String Similarity Algorithms
Algorithms like Jaro-Winkler or Smith-Waterman can identify string similarities, but they focus on character-level similarity rather than visual appearance. A domain that uses character substitutions may have low string similarity but high visual similarity.
Font-Dependent Assessment
Visual similarity is highly dependent on font, display size, and rendering context. A domain that appears similar in one font may be obviously different in another. Automated systems that don't account for font rendering may miss typosquatting domains or generate false positives.
Context-Dependent Challenges
Typosquatting effectiveness varies significantly based on context, creating detection challenges:
Display Context
Domains appear differently in email addresses, browser address bars, mobile displays, and social media platforms. A typosquatting domain that is effective in one context may be obvious in another. Detection systems must consider multiple display contexts to accurately assess risk.
User Behavior
Typosquatting effectiveness depends on user attention, familiarity with brand domains, and typing patterns. A domain that successfully deceives one user may be obvious to another. Detection systems cannot easily account for these behavioral factors.
Brand Recognition
Users' familiarity with legitimate brand domains affects typosquatting success. Well-known brands may be more resistant to typosquatting because users recognize legitimate domains, while less familiar brands may be more vulnerable. Detection systems must consider brand recognition levels when assessing typosquatting risk.
Intent Evaluation
Distinguishing malicious typosquatting from legitimate domain registrations presents significant challenges:
Coincidental Similarity
Some domains may be similar to brand domains by coincidence rather than malicious intent. Legitimate businesses may register domains that happen to be similar to established brands without intending to deceive users. Detection systems must evaluate intent indicators beyond domain name similarity.
Legitimate Use Cases
Some typosquatting-like domains may serve legitimate purposes, such as:
- Brand protection registrations by legitimate brand owners
- Parody or criticism sites that use similar domains for commentary
- Legitimate businesses with similar names in different industries
Detection systems must distinguish malicious typosquatting from these legitimate use cases.
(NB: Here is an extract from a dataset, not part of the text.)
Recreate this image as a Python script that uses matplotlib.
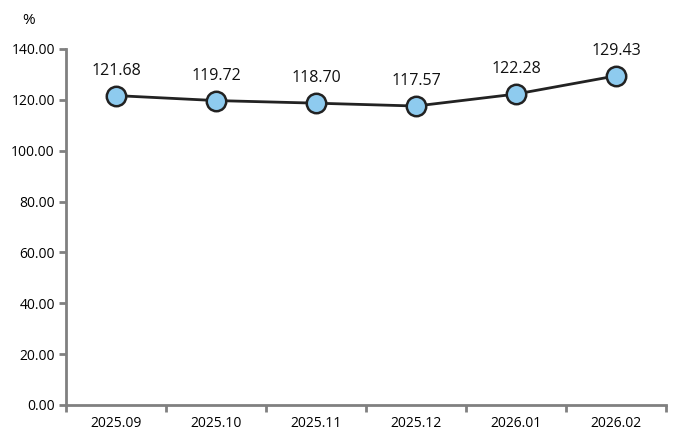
import matplotlib.pyplot as plt

months = ["2025.09", "2025.10", "2025.11", "2025.12", "2026.01", "2026.02"]
values = [121.68, 119.72, 118.70, 117.57, 122.28, 129.43]
yticks = [0, 20, 40, 60, 80, 100, 120, 140]

plt.rcParams["font.family"] = ["Open Sans", "DejaVu Sans"]

fig = plt.figure(figsize=(6.81, 4.43), dpi=100)
ax = fig.add_axes([66 / 681, 1 - 405 / 443, 600 / 681, 356 / 443])

x = list(range(len(months)))
ax.plot(x, values, color="#222222", lw=2, marker="o", ms=14,
        mfc="#8ecbef", mec="#222222", mew=1.8, zorder=3, clip_on=False)
for xi, v in zip(x, values):
    ax.annotate(f"{v:.2f}", (xi, v), xytext=(0, 12), textcoords="offset points",
                ha="center", va="bottom", fontsize=11.5, color="#111111")

ax.set_xlim(-0.5, len(months) - 0.5)
ax.set_ylim(0, 140)
ax.set_yticks(yticks)
ax.set_yticklabels([f"{t:.2f}" for t in yticks])
ax.set_xticks(x)
ax.set_xticklabels(months)
ax.set_xticks([i - 0.5 for i in range(len(months) + 1)], minor=True)
ax.tick_params(axis="x", which="major", length=0, pad=8, labelsize=10)
ax.tick_params(axis="x", which="minor", length=5, width=2, color="#808080")
ax.tick_params(axis="y", length=5, width=2, color="#808080", labelsize=10, pad=3)

for s in ["top", "right"]:
    ax.spines[s].set_visible(False)
for s in ["left", "bottom"]:
    ax.spines[s].set_color("#808080")
    ax.spines[s].set_linewidth(2)

fig.text(29 / 681, 1 - 21 / 443, "%", ha="center", va="center", fontsize=11)

fig.savefig("out.png", dpi=100)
Scale and Volume Challenges
Typosquatting detection at scale presents practical challenges:
Combinatorial Explosion
The number of possible typosquatting variations grows exponentially with domain name length. For a brand domain with multiple words or characters, the number of potential typosquatting domains can be enormous, making comprehensive detection computationally expensive.
Real-Time Detection
New typosquatting domains are registered continuously, requiring real-time or near-real-time detection to identify threats before they become active. This requires significant computational resources and efficient detection algorithms.
False Positive Management
Automated typosquatting detection generates false positives that require manual review. At scale, managing false positive rates becomes a significant operational challenge, requiring efficient triage and prioritization processes.
Evaluation Methodologies
Effective typosquatting detection requires combining multiple evaluation approaches:
Automated Screening
Automated systems can efficiently screen large numbers of domains for potential typosquatting using similarity metrics, character substitution patterns, and other technical indicators. However, automated screening should be combined with expert evaluation for accurate risk assessment.
Expert Review
Expert domain intelligence evaluation provides context and intent assessment that automated systems cannot. Expert review considers brand context, usage patterns, registration timing, and other factors beyond technical similarity metrics.
User Testing
In some cases, user testing can provide empirical data on typosquatting effectiveness, but this is often impractical for large-scale detection. User testing may be valuable for high-priority domains or validation of detection methodologies.
Conclusion
Typosquatting detection presents significant technical and practical challenges that require sophisticated approaches combining automated screening with expert evaluation. Character substitution patterns, visual similarity metrics, context-dependent factors, and scale challenges all contribute to detection complexity. Effective typosquatting detection requires understanding these challenges and developing evaluation methodologies that address them.